- Task prompt: Retype, please, the listing from its opening line through the line that contains "ax.set_axisbelow(True)", both included, without the pictures.

- Collected data:

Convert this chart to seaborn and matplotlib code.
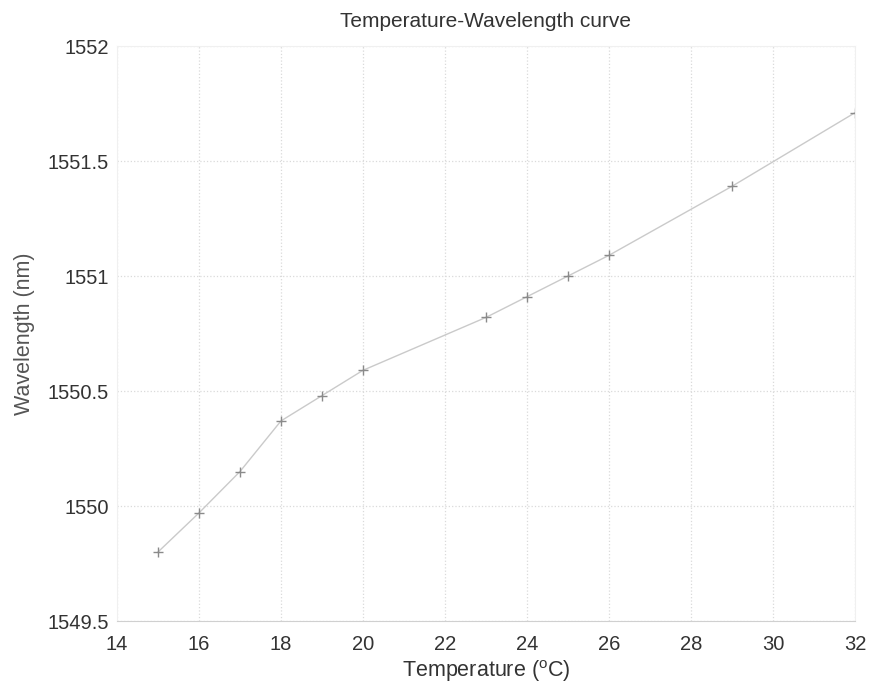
import numpy as np
import pandas as pd
import matplotlib
matplotlib.use("Agg")
import matplotlib.pyplot as plt
import seaborn as sns

# values
temperature = [15, 16, 17, 18, 19, 20, 23, 24, 25, 26, 29, 32]
wavelength = [1549.80, 1549.97, 1550.15, 1550.37, 1550.48, 1550.59,
              1550.82, 1550.91, 1551.00, 1551.09, 1551.39, 1551.71]
x_ticks = [14, 16, 18, 20, 22, 24, 26, 28, 30, 32]
y_ticks = [1549.5, 1550, 1550.5, 1551, 1551.5, 1552]
y_labels = ["1549.5", "1550", "1550.5", "1551", "1551.5", "1552"]

df = pd.DataFrame({"Temperature": temperature, "Wavelength": wavelength})

sns.set_style("white")
plt.rcParams['font.family'] = ['Liberation Sans', 'DejaVu Sans']

fig = plt.figure(figsize=(8.72, 6.92), dpi=100)
ax = fig.add_axes([117 / 872, 1 - 621 / 692, (855 - 117) / 872, (621 - 46) / 692])

sns.lineplot(data=df, x="Temperature", y="Wavelength", ax=ax, color="#cacaca",
             linewidth=1.0, marker="+", markersize=7, markeredgecolor="#8a8a8a",
             markeredgewidth=1.0)

ax.set_xlim(14, 32)
ax.set_ylim(1549.5, 1552)
ax.set_xticks(x_ticks)
ax.set_yticks(y_ticks)
ax.set_yticklabels(y_labels)
ax.grid(True, linestyle=":", color="#dadada", linewidth=0.9)
ax.set_axisbelow(True)

for side in ["top", "right", "left"]:
    ax.spines[side].set_color("#f0f0f0")
ax.spines["bottom"].set_color("#d0d0d0")
ax.tick_params(axis="both", length=0, labelsize=14.5, labelcolor="#333333")
ax.tick_params(axis="x", pad=10)
ax.tick_params(axis="y", pad=6)

ax.set_xlabel("Temperature $\\mathregular{(^{o}C)}$", fontsize=15.5, color="#333333", labelpad=3)
ax.set_ylabel("Wavelength (nm)", fontsize=15.5, color="#555555", labelpad=9)
ax.set_title("Temperature-Wavelength curve", fontsize=15, color="#333333", pad=14)

fig.savefig("out.png", dpi=100, facecolor="white")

- Result:
Convert this chart to seaborn and matplotlib code.
import numpy as np
import pandas as pd
import matplotlib
matplotlib.use("Agg")
import matplotlib.pyplot as plt
import seaborn as sns

# values
temperature = [15, 16, 17, 18, 19, 20, 23, 24, 25, 26, 29, 32]
wavelength = [1549.80, 1549.97, 1550.15, 1550.37, 1550.48, 1550.59,
              1550.82, 1550.91, 1551.00, 1551.09, 1551.39, 1551.71]
x_ticks = [14, 16, 18, 20, 22, 24, 26, 28, 30, 32]
y_ticks = [1549.5, 1550, 1550.5, 1551, 1551.5, 1552]
y_labels = ["1549.5", "1550", "1550.5", "1551", "1551.5", "1552"]

df = pd.DataFrame({"Temperature": temperature, "Wavelength": wavelength})

sns.set_style("white")
plt.rcParams['font.family'] = ['Liberation Sans', 'DejaVu Sans']

fig = plt.figure(figsize=(8.72, 6.92), dpi=100)
ax = fig.add_axes([117 / 872, 1 - 621 / 692, (855 - 117) / 872, (621 - 46) / 692])

sns.lineplot(data=df, x="Temperature", y="Wavelength", ax=ax, color="#cacaca",
             linewidth=1.0, marker="+", markersize=7, markeredgecolor="#8a8a8a",
             markeredgewidth=1.0)

ax.set_xlim(14, 32)
ax.set_ylim(1549.5, 1552)
ax.set_xticks(x_ticks)
ax.set_yticks(y_ticks)
ax.set_yticklabels(y_labels)
ax.grid(True, linestyle=":", color="#dadada", linewidth=0.9)
ax.set_axisbelow(True)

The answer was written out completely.